El alcalde al que la Policía no pudo salvar

Daniel Márquez Soares

Es duro aceptar que, en el Ecuador de hoy, resulte tan fácil matar al alcalde de una de las ciudades más importantes. Con excepción quizás del de Jaime Hurtado, el asesinato de Agustín Intriago constituye la más atrevida agresión contra el Estado y la clase política de los últimos tiempos. La diferencia es que el primero acaeció en la época de mayor debilidad y desesperanza de la que los ecuatorianos de hoy tengan memoria, mientras que hoy, veinticuatro años después, se suponía que ya habíamos superado esas épocas de precaria barbarie.

Lo más decepcionante —y preocupante— tras el asesinato de Intriago es el comportamiento gremial y egoísta que ha demostrado la Policía Nacional. En sus primeros pronunciamientos, la institución parecía más preocupada de ensalzarse a sí misma y protegerse de posibles críticas antes que de esclarecer el crimen y devolver la calma a la población. Es que, sin duda, la Policía tiene mucho por lo que responder. Hasta los mismos voceros policiales reconocieron que el alcalde asesinado estaba sufriendo amenazas. Había colocado la denuncia en la Fiscalía y contaba con protección policial.

Pese a ello —a que el alcalde de una de las diez ciudades más importantes del país, y el más popular, estaba bajo amenaza y contaba con custodia supuestamente profesional y bajo aviso— pudo consumarse un asesinato llamativamente rudimentario. Un carro que estaba reportado como robado pudo acercarse sin ningún tipo de control, apenas dos sujetos fueron capaces de llevar a cabo el crimen y uno pudo acercarse lo suficiente, con un arma larga, para ejecutar los disparos, pese al equipo de protección.

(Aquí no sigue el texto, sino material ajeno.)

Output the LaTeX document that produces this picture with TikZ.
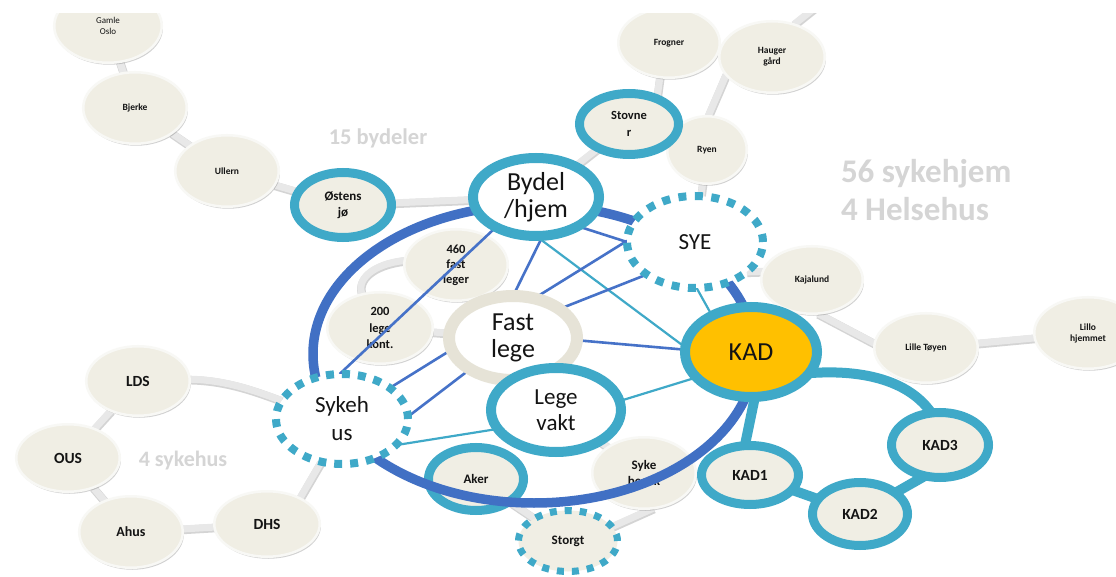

Luego, el equipo de asesinos —un equipo, llamativamente, poco numeroso y sin apoyo— logró salir del sitio. Lo único que los detuvo fue su propia falta de habilidad, con el accidente resultante. Luego, pese a toda la custodia, el cruce de balas, la persecución y la supuesta presencia policial, el supuesto asesino logró escabullirse, ¡a pie!.

Las autoridades policiales quieren presentar el hecho como un éxito: enfatizan que respondieron al fuego, lograron detener a uno de los presuntos implicados y se hicieron con el arma, los celulares y demás evidencia. Quieren distraernos del hecho de que asesinaron a un funcionario importantísimo, que estaba amenazado y con custodia, en sus narices y que luego el asesino consiguió escapárseles, literalmente, corriendo.

Ni siquiera es necesario apelar a perspicaces especulaciones sobre si estamos ante incompetencia, mala fe o simples instintos de autopreservación. Lo único que está claro es que, así como en otras ocasiones la Policía hace un trabajo heroico y encomiable —como cuando dos agentes sacrificaron sus vidas para salvar, bajo fuego, la del alcalde de Durán—, esta vez  se quedó corta. Sus autoridades no deberían insultar nuestra inteligencia echando mano una actitud positiva y triunfalista que, al menos hoy, resulta totalmente fuera de lugar.